Here are three things content marketing got wrong, and how sales content enablement must do better:
- Failing to Align with the Customer’s Decision Making Journey. When salespeople are provided with sales content that is divorced from the sales process, they’ll either ignore it or they’ll use it inappropriately. For instance, sales calculators are cool tools to share, but when they’re shared too early in the process, they can cause the buyer to focus on the price before they’ve fully understood the value of your solution. Likewise, a “how to” guide provided at closing can cause confusion in the buyer’s mind and delay or damage the close.
- Targeting the Wrong People. One of the biggest failures of content marketing is that it usually targets researchers rather than decision makers. This problem is exacerbated by the focus on “engagement metrics,” which favor the preferences of researchers (who may engage with content repeatedly) over the preferences of decision makers (who may only read something once, and often in printed form). Likewise, when salespeople are provided with content that addresses the concerns of users, for instance, and they deliver that content to executives, it creates a disconnect in the buyer’s mind and undermines trust.

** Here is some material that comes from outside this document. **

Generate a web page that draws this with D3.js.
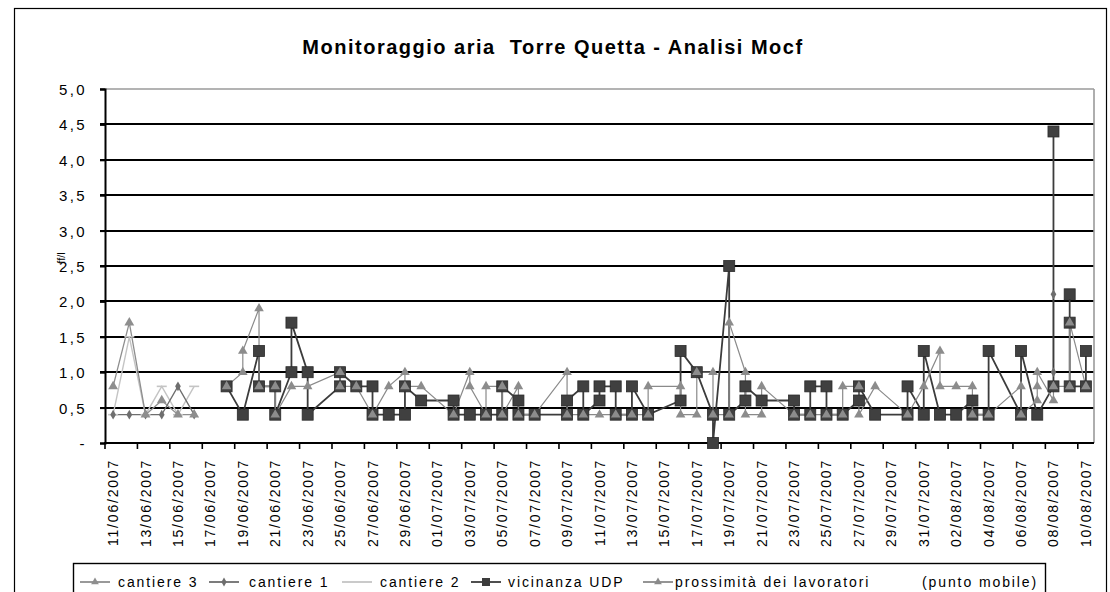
<!DOCTYPE html>
<html><head><meta charset="utf-8">
<script src="https://cdn.jsdelivr.net/npm/d3@7"></script>
<style>body{margin:0;background:#fff}svg{display:block}text{font-family:Arial,"Liberation Sans",sans-serif;fill:#000}</style>
</head><body>
<svg id="c" width="1110" height="592"></svg>
<script>
// ---------- DATA ----------
const title = "Monitoraggio aria  Torre Quetta - Analisi Mocf";
const yLabel = "ff/l";
const dates = ["11/06/2007","12/06/2007","13/06/2007","14/06/2007","15/06/2007","16/06/2007","17/06/2007","18/06/2007","19/06/2007","20/06/2007",
"21/06/2007","22/06/2007","23/06/2007","24/06/2007","25/06/2007","26/06/2007","27/06/2007","28/06/2007","29/06/2007","30/06/2007",
"01/07/2007","02/07/2007","03/07/2007","04/07/2007","05/07/2007","06/07/2007","07/07/2007","08/07/2007","09/07/2007","10/07/2007",
"11/07/2007","12/07/2007","13/07/2007","14/07/2007","15/07/2007","16/07/2007","17/07/2007","18/07/2007","19/07/2007","20/07/2007",
"21/07/2007","22/07/2007","23/07/2007","24/07/2007","25/07/2007","26/07/2007","27/07/2007","28/07/2007","29/07/2007","30/07/2007",
"31/07/2007","01/08/2007","02/08/2007","03/08/2007","04/08/2007","05/08/2007","06/08/2007","07/08/2007","08/08/2007","09/08/2007","10/08/2007"];
const yTicks = [0,0.5,1,1.5,2,2.5,3,3.5,4,4.5,5];
const yTickLabels = ["-","0,5","1,0","1,5","2,0","2,5","3,0","3,5","4,0","4,5","5,0"];
const seriesNames = ["cantiere 3","cantiere 1","cantiere 2","vicinanza UDP","prossimità dei lavoratori"];
const legendNote = "(punto mobile)";

const cantiere3 = [["11/06",0.8],["12/06",1.7],["13/06",0.4],["14/06",0.6],["15/06",0.4],["16/06",0.4]];
const cantiere1 = [["11/06",0.4],["12/06",0.4],["13/06",0.4],["14/06",0.4],["15/06",0.8],["16/06",0.4],["17/06",null],["08/08",1.0],["08/08",2.1]];
const cantiere2 = [["11/06",0.4],["12/06",1.5],["13/06",0.4],["14/06",0.8],["15/06",0.4],["16/06",0.8]];
const vicinanzaUDP = [["18/06",0.8],["19/06",0.4],["20/06",1.3],["20/06",0.8],["21/06",0.8],["21/06",0.4],["22/06",1.0],["22/06",1.7],
["23/06",1.0],["23/06",0.4],["25/06",0.8],["25/06",1.0],["26/06",0.8],["27/06",0.8],["27/06",0.4],["28/06",0.4],["29/06",0.4],["29/06",0.8],
["30/06",0.6],["02/07",0.6],["02/07",0.4],["03/07",0.4],["04/07",0.4],["05/07",0.4],["05/07",0.8],["06/07",0.6],["06/07",0.4],["07/07",0.4],
["09/07",0.4],["09/07",0.6],["10/07",0.8],["10/07",0.4],["11/07",0.6],["11/07",0.8],["12/07",0.8],["12/07",0.4],["13/07",0.4],["13/07",0.8],
["14/07",0.4],["16/07",0.6],["16/07",1.3],["17/07",1.0],["18/07",0.4],["18/07",0.0],["19/07",2.5],["19/07",0.4],["20/07",0.6],["20/07",0.8],
["21/07",0.6],["23/07",0.6],["23/07",0.4],["24/07",0.4],["24/07",0.8],["25/07",0.8],["25/07",0.4],["26/07",0.4],["27/07",0.6],["27/07",0.8],
["28/07",0.4],["30/07",0.4],["30/07",0.8],["31/07",0.4],["31/07",1.3],["01/08",0.4],["02/08",0.4],["03/08",0.6],["03/08",0.4],["04/08",0.4],
["04/08",1.3],["06/08",0.4],["06/08",1.3],["07/08",0.4],["08/08",0.8],["08/08",4.4],["09/08",null],["09/08",2.1],["09/08",1.7],["09/08",0.8],
["10/08",0.8],["10/08",1.3]];
const prossimita = [["18/06",0.8],["19/06",1.0],["19/06",1.3],["20/06",1.9],["20/06",0.8],["21/06",0.8],["21/06",0.4],["22/06",0.8],["23/06",0.8],
["25/06",1.0],["25/06",0.8],["26/06",0.8],["27/06",0.4],["28/06",0.8],["29/06",1.0],["29/06",0.8],["30/06",0.8],["02/07",0.4],["03/07",1.0],
["03/07",0.8],["04/07",0.4],["04/07",0.8],["05/07",0.8],["05/07",0.4],["06/07",0.8],["06/07",0.4],["07/07",0.4],["09/07",1.0],["09/07",0.4],
["10/07",0.4],["11/07",0.4],["12/07",0.4],["13/07",0.4],["14/07",0.4],["14/07",0.8],["16/07",0.8],["16/07",0.4],["17/07",0.4],["17/07",1.0],
["18/07",1.0],["18/07",0.4],["19/07",0.4],["19/07",1.7],["20/07",1.0],["20/07",0.4],["21/07",0.4],["21/07",0.8],["23/07",0.4],["24/07",0.4],
["25/07",0.4],["26/07",0.4],["26/07",0.8],["27/07",0.8],["27/07",0.4],["28/07",0.8],["30/07",0.4],["31/07",0.8],["01/08",1.3],["01/08",0.8],
["02/08",0.8],["03/08",0.8],["03/08",0.4],["04/08",0.4],["06/08",0.8],["06/08",0.4],["07/08",0.6],["07/08",0.8],["07/08",1.0],["08/08",0.6],
["08/08",0.8],["09/08",0.8],["09/08",1.7],["10/08",0.8]];

// ---------- CHART ----------
const svg = d3.select("#c");
svg.append("rect").attr("x",0).attr("y",0).attr("width",1110).attr("height",592).attr("fill","#fff");
svg.append("rect").attr("x",14.5).attr("y",8.5).attr("width",1092).attr("height",600)
  .attr("fill","none").attr("stroke","#000").attr("stroke-width",1.2);

const keys = dates.map(d => d.slice(0,5));
const x = d3.scaleBand().domain(keys).range([105,1094]).padding(0);
const y = d3.scaleLinear().domain([0,5]).range([443,89]);
const cx = k => x(k) + x.bandwidth()/2;

svg.append("text").attr("x",553).attr("y",54).attr("text-anchor","middle").style("white-space","pre")
  .attr("font-size",20).attr("font-weight","bold").attr("letter-spacing",1.5).text(title);

// gridlines
const g = svg.append("g");
g.selectAll("line.grid").data(yTicks.filter(t => t>0 && t<5)).join("line")
  .attr("x1",100).attr("x2",1094).attr("y1",d=>Math.round(y(d))).attr("y2",d=>Math.round(y(d)))
  .attr("stroke","#000").attr("stroke-width",2);
// plot border top/right
g.append("line").attr("x1",100).attr("x2",1094).attr("y1",y(5)).attr("y2",y(5)).attr("stroke","#9a9a9a").attr("stroke-width",1.6);
g.append("line").attr("x1",1094).attr("x2",1094).attr("y1",y(5)).attr("y2",y(0)).attr("stroke","#9a9a9a").attr("stroke-width",1.6);

// y axis
const yAxis = d3.axisLeft(y).tickValues(yTicks).tickSize(5).tickFormat((d,i)=>yTickLabels[i]);
const ya = svg.append("g").attr("transform","translate(105,0)").call(yAxis);
ya.select(".domain").attr("stroke","#000").attr("stroke-width",2);
ya.selectAll(".tick line").attr("stroke","#000").attr("stroke-width",2);
ya.selectAll(".tick text").attr("font-size",15).attr("letter-spacing",2.4).attr("x",-18).attr("dy","0.36em")
  .attr("font-family","Arial,'Liberation Sans',sans-serif").attr("fill","#000");

svg.append("text").attr("transform","translate(65,258) rotate(-90)").attr("text-anchor","middle")
  .attr("font-size",11).text(yLabel);

// x axis
const xa = svg.append("g").attr("transform","translate(0,443)");
xa.append("line").attr("x1",104).attr("x2",1094).attr("y1",0).attr("y2",0).attr("stroke","#000").attr("stroke-width",2);
const tickKeys = keys.filter((k,i)=> i%2===0);
xa.selectAll("line.t").data(tickKeys).join("line").attr("class","t")
  .attr("x1",d=>x(d)).attr("x2",d=>x(d)).attr("y1",0).attr("y2",6).attr("stroke","#000").attr("stroke-width",1.6);
xa.selectAll("text").data(tickKeys).join("text")
  .attr("transform",d=>`translate(${cx(d)+5},${16}) rotate(-90)`)
  .attr("text-anchor","end").attr("font-size",14).attr("letter-spacing",1.8)
  .text(d => dates[keys.indexOf(d)]);

// series
const line = d3.line().defined(d=>d[1]!==null).x(d=>cx(d[0])).y(d=>y(d[1]));
const plot = svg.append("g");
function drawLine(data, color, width){
  plot.append("path").datum(data).attr("d",line).attr("fill","none").attr("stroke",color).attr("stroke-width",width);
}
drawLine(cantiere2,"#c4c4c4",1.4);
drawLine(cantiere3,"#8e8e8e",1.3);
drawLine(cantiere1,"#6e6e6e",1.3);
drawLine(vicinanzaUDP,"#3c3c3c",1.8);
drawLine(prossimita,"#8a8a8a",1.2);

// cantiere 2 markers: short dash
plot.selectAll("line.c2").data(cantiere2).join("line")
  .attr("x1",d=>cx(d[0])-5).attr("x2",d=>cx(d[0])+5).attr("y1",d=>y(d[1])).attr("y2",d=>y(d[1])).attr("stroke","#c4c4c4").attr("stroke-width",1.6);
// cantiere 1 markers: diamond
plot.selectAll("path.c1").data(cantiere1.filter(d=>d[1]!==null)).join("path")
  .attr("d",d3.symbol().type(d3.symbolDiamond).size(28)).attr("transform",d=>`translate(${cx(d[0])},${y(d[1])})`)
  .attr("fill","#6e6e6e");
// cantiere 3 markers: small triangle
plot.selectAll("path.c3").data(cantiere3).join("path")
  .attr("d",d3.symbol().type(d3.symbolTriangle).size(42)).attr("transform",d=>`translate(${cx(d[0])},${y(d[1])})`).attr("fill","#8e8e8e");
// UDP squares
plot.selectAll("rect.u").data(vicinanzaUDP.filter(d=>d[1]!==null)).join("rect")
  .attr("x",d=>cx(d[0])-5.5).attr("y",d=>y(d[1])-5.5).attr("width",11).attr("height",11)
  .attr("fill","#404040").attr("stroke","#2a2a2a").attr("stroke-width",0.8);
// prossimità triangles
plot.selectAll("path.p").data(prossimita).join("path")
  .attr("d",d3.symbol().type(d3.symbolTriangle).size(40)).attr("transform",d=>`translate(${cx(d[0])},${y(d[1])})`)
  .attr("fill","#8c8c8c");

// legend
const lg = svg.append("g");
lg.append("rect").attr("x",73.5).attr("y",563.5).attr("width",972).attr("height",40).attr("fill","#fff").attr("stroke","#000").attr("stroke-width",1.4);
const legendItems = [
  {name:seriesNames[0], sx:80, tx:118, color:"#8e8e8e", m:"tri"},
  {name:seriesNames[1], sx:209, tx:249, color:"#6e6e6e", m:"dia"},
  {name:seriesNames[2], sx:342, tx:380, color:"#c4c4c4", m:"none"},
  {name:seriesNames[3], sx:471, tx:508, color:"#3c3c3c", m:"sq"},
  {name:seriesNames[4], sx:643, tx:675, color:"#8a8a8a", m:"tri"}
];
const ly = 582;
legendItems.forEach(it=>{
  lg.append("line").attr("x1",it.sx).attr("x2",it.sx+30).attr("y1",ly).attr("y2",ly).attr("stroke",it.color).attr("stroke-width",1.8);
  const mx = it.sx+15;
  if(it.m==="tri") lg.append("path").attr("d",d3.symbol().type(d3.symbolTriangle).size(26)()).attr("transform",`translate(${mx},${ly})`).attr("fill",it.color);
  if(it.m==="dia") lg.append("path").attr("d",d3.symbol().type(d3.symbolDiamond).size(24)()).attr("transform",`translate(${mx},${ly})`).attr("fill",it.color);
  if(it.m==="sq") lg.append("rect").attr("x",mx-4).attr("y",ly-4).attr("width",8).attr("height",8).attr("fill",it.color);
  lg.append("text").attr("x",it.tx).attr("y",ly+5).attr("font-size",14).attr("letter-spacing",1.9).text(it.name);
});
lg.append("text").attr("x",922).attr("y",ly+5).attr("font-size",14).attr("letter-spacing",1.9).text(legendNote);
</script>
</body></html>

- Providing an Excuse to Avoid Direct Engagement. Sending an email with a case study is easy. Picking up the phone and calling is hard. But often, the phone call is what’s needed to move the deal along. When content is pushed as a solution to sales problems, the result is often less direct engagement, and therefore less success in sales.
Where to Start Instead
There is a place for content and content systems in sales enablement. But that place is not first. In first place, always, is strategy focused on the customer. Top performing sales teams start with a deep understanding of customer needs and the customer’s decision making journey, and build sales strategies around that understanding.
With the right strategy in place, processes can be established that help sales teams to execute on the strategy. Then, the processes must be placed in the salespeople’s and sales managers’ workflow, so that it becomes a part of their daily routine.
With strategy, process, and the right technology to simplify process-oriented workflows in the team’s hands, then it’s time to think about what content enablement systems can support the strategy and process.
Finally, the strategy, process, methodologies, behaviors, and tools must be trained and reinforced to ensure your team is executing on the systems you’ve put in place. Within a well-designed, executed, trained, and reinforced system, content in context can help to truly impact sales performance.